Malam harinya aku langsung berangkat ke Surabaya, menumpang mobil teman yang hendak ke Sidoarjo. Sesampai di rumah Tante, hatiku hancur melihat Om, Tante, dan sepupu-sepupuku yang seolah tidak percaya dan belum siap menerima berita itu. Rio sudah terbujur kaku. Dia telah tiada. Tuhan, sediakanlah kekuatan dan penghiburan bagi keluarga yang ditinggalkan.
Sebulan yang lalu kami tertawa terpingkal-pingkal di rumah ini, kami tidak tahu kalau hari ini kami harus membayarnya dengan tangis kesediharan. Duka yang mendalam. Reuni keluarga kembali terjadi tetapi dalam suasana kehilangan dan kesedihan yang mencekam. Apalah arti kesenangan dibanding dengan kepiluan hati ditinggal buah hati dan orang terdekat yang paling kita sayang. Selamat jalan Rio... adik kami tersayang ! We love you still, ever !
12 Maret 2012 tepat setahun setelah hari kelulusanku. Mamaku juga bertandang ke Salatiga. tepat setahun kami tidak bertemu. Sudah merupakan hal yang biasa. Yang tak biasanya, tepat 3 hari yang lalu, Om kami yang terkasih, ayahanda Rio yang setahun lalu berpulang, juga telah dipanggil Tuhan. Dalam setahun 2 orang anggota keluarga Tante Ince, harus pergi dan tak akan kembali lagi.
Terpukul lagi. Sedih lagi. Berduka lagi. Sulit membayangkan kondisi keluarga Ma Ince. Oh Tuhan, Engkau pasti punya rencana yang jauh lebih indah bagi keluarga kami. Engkau pun telah menyediakan penghiburan dan sukacita bagi mereka. Apa yang harus aku lakukan.

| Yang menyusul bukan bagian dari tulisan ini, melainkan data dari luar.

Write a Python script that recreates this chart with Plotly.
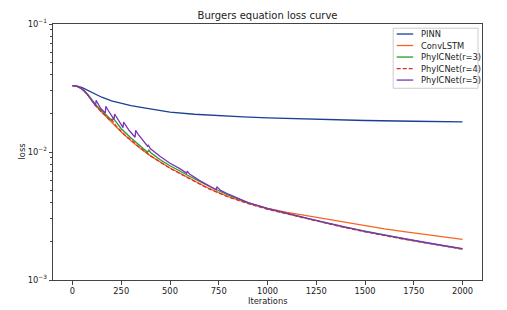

Keluarga kami di uji dengan kejadian-kejadian hebat. Hanya doa, penghiburan, kekuatan, dan semangat yang bisa kami bagikan. Ada sukacita ganti dukacita. Suatu hari nanti, Dia akan bayar semua airmata kita dengan senyuman dan tawa, dengan kekuatan dan penghiburan tiada akhir. Betapa sangat berharganya arti sebuah keluarga.